● Collected data:
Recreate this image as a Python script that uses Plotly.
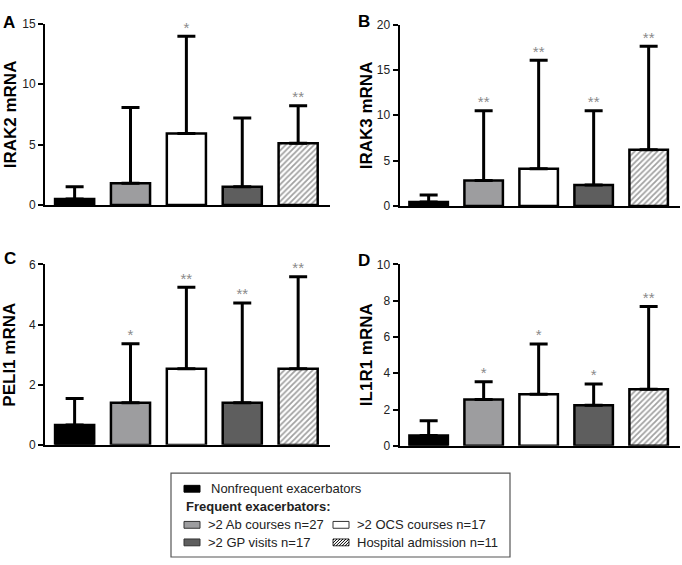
import plotly.graph_objects as go

# ---------------- data ----------------
groups = ["Nonfrequent exacerbators", ">2 Ab courses n=27", ">2 OCS courses n=17",
          ">2 GP visits n=17", "Hospital admission n=11"]
positions = [0, 1, 2, 3, 4]

irak2_mean = [0.5, 1.8, 5.9, 1.5, 5.1]
irak2_sd = [1.0, 6.25, 8.05, 5.7, 3.1]
irak2_sig = ["", "", "*", "", "**"]

irak3_mean = [0.43, 2.8, 4.1, 2.3, 6.2]
irak3_sd = [0.77, 7.7, 11.95, 8.2, 11.4]
irak3_sig = ["", "**", "**", "**", "**"]

peli1_mean = [0.66, 1.4, 2.53, 1.4, 2.53]
peli1_sd = [0.88, 1.96, 2.71, 3.32, 3.06]
peli1_sig = ["", "*", "**", "**", "**"]

il1r1_mean = [0.57, 2.55, 2.84, 2.24, 3.12]
il1r1_sd = [0.81, 0.99, 2.78, 1.17, 4.56]
il1r1_sig = ["", "*", "*", "*", "**"]

panels = [
    ("A", "IRAK2 mRNA", irak2_mean, irak2_sd, irak2_sig, [0, 15], 5),
    ("B", "IRAK3 mRNA", irak3_mean, irak3_sd, irak3_sig, [0, 20], 5),
    ("C", "PELI1 mRNA", peli1_mean, peli1_sd, peli1_sig, [0, 6], 2),
    ("D", "IL1R1 mRNA", il1r1_mean, il1r1_sd, il1r1_sig, [0, 10], 2),
]

# ---------------- styling ----------------
W, H = 682, 565
FONT = "Arial, Liberation Sans, sans-serif"
bar_colors = ["#000000", "#9d9d9f", "#ffffff", "#5e5e5e", "#ffffff"]
bar_patterns = ["", "", "", "", "/"]


def fx(p):
    return p / W


def fy(p):
    return 1 - p / H


# pixel boxes: (left, right, top, bottom)
boxes = [(45, 330, 17, 203), (399.5, 680, 18, 204), (45, 330, 264, 449), (399.5, 680, 264, 450)]
letter_pos = [(1, 4), (356, 3), (2, 246), (356, 248)]
title_x = [10, 366, 10, 366]

fig = go.Figure()
layout = dict(width=W, height=H, margin=dict(l=0, r=0, t=0, b=0),
              paper_bgcolor="white", plot_bgcolor="white", showlegend=False,
              font=dict(family=FONT, color="#222"))
annotations = []
shapes = []

for i, (letter, title, mean, sd, sig, yr, dt) in enumerate(panels):
    n = "" if i == 0 else str(i + 1)
    xa, ya = "x" + n, "y" + n
    fig.add_trace(go.Bar(
        x=positions, y=mean, xaxis=xa, yaxis=ya, width=0.7,
        marker=dict(color=bar_colors, line=dict(color="black", width=2.5),
                    pattern=dict(shape=bar_patterns, fgcolor="black", bgcolor="white",
                                 size=4, solidity=0.45)),
        error_y=dict(type="data", symmetric=False, array=sd, arrayminus=[0] * 5,
                     color="black", thickness=3, width=9),
        hoverinfo="skip",
    ))
    tops = [m + s for m, s in zip(mean, sd)]
    fig.add_trace(go.Scatter(
        x=positions, y=tops, xaxis=xa, yaxis=ya, mode="text", text=sig,
        textposition="top center", textfont=dict(size=15, color="#8a8a8a", family=FONT),
        hoverinfo="skip", cliponaxis=False,
    ))
    l, r, t, b = boxes[i]
    layout["xaxis" + n] = dict(domain=[fx(l), fx(r)], range=[-0.53, 4.57], anchor=ya,
                               showline=True, linecolor="black", linewidth=2,
                               showticklabels=False, ticks="", showgrid=False, zeroline=False,
                               fixedrange=True)
    layout["yaxis" + n] = dict(domain=[fy(b), fy(t)], range=yr, dtick=dt, anchor=xa,
                               showline=True, linecolor="black", linewidth=2,
                               ticks="outside", ticklen=5, tickwidth=2, tickcolor="black",
                               tickfont=dict(size=12, color="#222", family=FONT),
                               showgrid=False, zeroline=False, fixedrange=True)
    annotations.append(dict(text=title, x=fx(title_x[i]), y=fy((t + b) / 2), xref="paper",
                            yref="paper", xanchor="center", yanchor="middle", textangle=-90,
                            showarrow=False,
                            font=dict(size=17, color="black", family=FONT, weight="bold")))
    lx, ly = letter_pos[i]
    annotations.append(dict(text=letter, x=fx(lx), y=fy(ly), xref="paper", yref="paper",
                            xanchor="left", yanchor="top", showarrow=False,
                            font=dict(size=17, color="black", family=FONT, weight="bold")))

# ---------------- custom legend ----------------
shapes.append(dict(type="rect", xref="paper", yref="paper", x0=fx(171), x1=fx(510),
                   y0=fy(564), y1=fy(478), line=dict(color="#555", width=1.2),
                   fillcolor="white", layer="below"))
legend_rows = [
    (0, 184, 494),
    (1, 184, 531),
    (2, 333, 531),
    (3, 184, 549),
    (4, 333, 549),
]
for gi, sx, sy in legend_rows:
    x0, x1, y0, y1 = sx, sx + 16, sy - 3.5, sy + 3.5
    edge = "#333" if gi != 0 else "black"
    shapes.append(dict(type="rect", xref="paper", yref="paper", x0=fx(x0), x1=fx(x1),
                       y0=fy(y1), y1=fy(y0), fillcolor=bar_colors[gi],
                       line=dict(color=edge, width=1)))
    if bar_patterns[gi] == "/":
        step = 3
        c = x0 + y0 + 1
        while c < x1 + y1:
            xa_ = max(x0, c - y1)
            xb_ = min(x1, c - y0)
            if xb_ > xa_:
                shapes.append(dict(type="line", xref="paper", yref="paper",
                                   x0=fx(xa_), y0=fy(c - xa_), x1=fx(xb_), y1=fy(c - xb_),
                                   line=dict(color="black", width=1)))
            c += step
    annotations.append(dict(text=groups[gi], x=fx(x1 + 6 + (3 if gi == 0 else 0)), y=fy(sy),
                            xref="paper", yref="paper", xanchor="left", yanchor="middle",
                            showarrow=False, font=dict(size=13, color="#222", family=FONT)))
annotations.append(dict(text="Frequent exacerbators:", x=fx(184), y=fy(512.5), xref="paper",
                        yref="paper", xanchor="left", yanchor="middle", showarrow=False,
                        font=dict(size=13, color="#222", family=FONT, weight="bold")))

layout["annotations"] = annotations
layout["shapes"] = shapes
fig.update_layout(**layout)
fig.write_html("out.html", config={"displayModeBar": False, "staticPlot": True},
               post_script="document.body.style.margin='0';document.body.style.padding='0';"
                           "document.body.style.overflow='hidden';")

● Stated exercise: Transcribe all of the material exactly, leaving out whatever pictures it contains.

● Expected answer:
Recreate this image as a Python script that uses Plotly.
import plotly.graph_objects as go

# ---------------- data ----------------
groups = ["Nonfrequent exacerbators", ">2 Ab courses n=27", ">2 OCS courses n=17",
          ">2 GP visits n=17", "Hospital admission n=11"]
positions = [0, 1, 2, 3, 4]

irak2_mean = [0.5, 1.8, 5.9, 1.5, 5.1]
irak2_sd = [1.0, 6.25, 8.05, 5.7, 3.1]
irak2_sig = ["", "", "*", "", "**"]

irak3_mean = [0.43, 2.8, 4.1, 2.3, 6.2]
irak3_sd = [0.77, 7.7, 11.95, 8.2, 11.4]
irak3_sig = ["", "**", "**", "**", "**"]

peli1_mean = [0.66, 1.4, 2.53, 1.4, 2.53]
peli1_sd = [0.88, 1.96, 2.71, 3.32, 3.06]
peli1_sig = ["", "*", "**", "**", "**"]

il1r1_mean = [0.57, 2.55, 2.84, 2.24, 3.12]
il1r1_sd = [0.81, 0.99, 2.78, 1.17, 4.56]
il1r1_sig = ["", "*", "*", "*", "**"]

panels = [
    ("A", "IRAK2 mRNA", irak2_mean, irak2_sd, irak2_sig, [0, 15], 5),
    ("B", "IRAK3 mRNA", irak3_mean, irak3_sd, irak3_sig, [0, 20], 5),
    ("C", "PELI1 mRNA", peli1_mean, peli1_sd, peli1_sig, [0, 6], 2),
    ("D", "IL1R1 mRNA", il1r1_mean, il1r1_sd, il1r1_sig, [0, 10], 2),
]

# ---------------- styling ----------------
W, H = 682, 565
FONT = "Arial, Liberation Sans, sans-serif"
bar_colors = ["#000000", "#9d9d9f", "#ffffff", "#5e5e5e", "#ffffff"]
bar_patterns = ["", "", "", "", "/"]


def fx(p):
    return p / W


def fy(p):
    return 1 - p / H


# pixel boxes: (left, right, top, bottom)
boxes = [(45, 330, 17, 203), (399.5, 680, 18, 204), (45, 330, 264, 449), (399.5, 680, 264, 450)]
letter_pos = [(1, 4), (356, 3), (2, 246), (356, 248)]
title_x = [10, 366, 10, 366]

fig = go.Figure()
layout = dict(width=W, height=H, margin=dict(l=0, r=0, t=0, b=0),
              paper_bgcolor="white", plot_bgcolor="white", showlegend=False,
              font=dict(family=FONT, color="#222"))
annotations = []
shapes = []

for i, (letter, title, mean, sd, sig, yr, dt) in enumerate(panels):
    n = "" if i == 0 else str(i + 1)
    xa, ya = "x" + n, "y" + n
    fig.add_trace(go.Bar(
        x=positions, y=mean, xaxis=xa, yaxis=ya, width=0.7,
        marker=dict(color=bar_colors, line=dict(color="black", width=2.5),
                    pattern=dict(shape=bar_patterns, fgcolor="black", bgcolor="white",
                                 size=4, solidity=0.45)),
        error_y=dict(type="data", symmetric=False, array=sd, arrayminus=[0] * 5,
                     color="black", thickness=3, width=9),
        hoverinfo="skip",
    ))
    tops = [m + s for m, s in zip(mean, sd)]
    fig.add_trace(go.Scatter(
        x=positions, y=tops, xaxis=xa, yaxis=ya, mode="text", text=sig,
        textposition="top center", textfont=dict(size=15, color="#8a8a8a", family=FONT),
        hoverinfo="skip", cliponaxis=False,
    ))
    l, r, t, b = boxes[i]
    layout["xaxis" + n] = dict(domain=[fx(l), fx(r)], range=[-0.53, 4.57], anchor=ya,
                               showline=True, linecolor="black", linewidth=2,
                               showticklabels=False, ticks="", showgrid=False, zeroline=False,
                               fixedrange=True)
    layout["yaxis" + n] = dict(domain=[fy(b), fy(t)], range=yr, dtick=dt, anchor=xa,
                               showline=True, linecolor="black", linewidth=2,
                               ticks="outside", ticklen=5, tickwidth=2, tickcolor="black",
                               tickfont=dict(size=12, color="#222", family=FONT),
                               showgrid=False, zeroline=False, fixedrange=True)
    annotations.append(dict(text=title, x=fx(title_x[i]), y=fy((t + b) / 2), xref="paper",
                            yref="paper", xanchor="center", yanchor="middle", textangle=-90,
                            showarrow=False,
                            font=dict(size=17, color="black", family=FONT, weight="bold")))
    lx, ly = letter_pos[i]
    annotations.append(dict(text=letter, x=fx(lx), y=fy(ly), xref="paper", yref="paper",
                            xanchor="left", yanchor="top", showarrow=False,
                            font=dict(size=17, color="black", family=FONT, weight="bold")))

# ---------------- custom legend ----------------
shapes.append(dict(type="rect", xref="paper", yref="paper", x0=fx(171), x1=fx(510),
                   y0=fy(564), y1=fy(478), line=dict(color="#555", width=1.2),
                   fillcolor="white", layer="below"))
legend_rows = [
    (0, 184, 494),
    (1, 184, 531),
    (2, 333, 531),
    (3, 184, 549),
    (4, 333, 549),
]
for gi, sx, sy in legend_rows:
    x0, x1, y0, y1 = sx, sx + 16, sy - 3.5, sy + 3.5
    edge = "#333" if gi != 0 else "black"
    shapes.append(dict(type="rect", xref="paper", yref="paper", x0=fx(x0), x1=fx(x1),
                       y0=fy(y1), y1=fy(y0), fillcolor=bar_colors[gi],
                       line=dict(color=edge, width=1)))
    if bar_patterns[gi] == "/":
        step = 3
        c = x0 + y0 + 1
        while c < x1 + y1:
            xa_ = max(x0, c - y1)
            xb_ = min(x1, c - y0)
            if xb_ > xa_:
                shapes.append(dict(type="line", xref="paper", yref="paper",
                                   x0=fx(xa_), y0=fy(c - xa_), x1=fx(xb_), y1=fy(c - xb_),
                                   line=dict(color="black", width=1)))
            c += step
    annotations.append(dict(text=groups[gi], x=fx(x1 + 6 + (3 if gi == 0 else 0)), y=fy(sy),
                            xref="paper", yref="paper", xanchor="left", yanchor="middle",
                            showarrow=False, font=dict(size=13, color="#222", family=FONT)))
annotations.append(dict(text="Frequent exacerbators:", x=fx(184), y=fy(512.5), xref="paper",
                        yref="paper", xanchor="left", yanchor="middle", showarrow=False,
                        font=dict(size=13, color="#222", family=FONT, weight="bold")))

layout["annotations"] = annotations
layout["shapes"] = shapes
fig.update_layout(**layout)
fig.write_html("out.html", config={"displayModeBar": False, "staticPlot": True},
               post_script="document.body.style.margin='0';document.body.style.padding='0';"
                           "document.body.style.overflow='hidden';")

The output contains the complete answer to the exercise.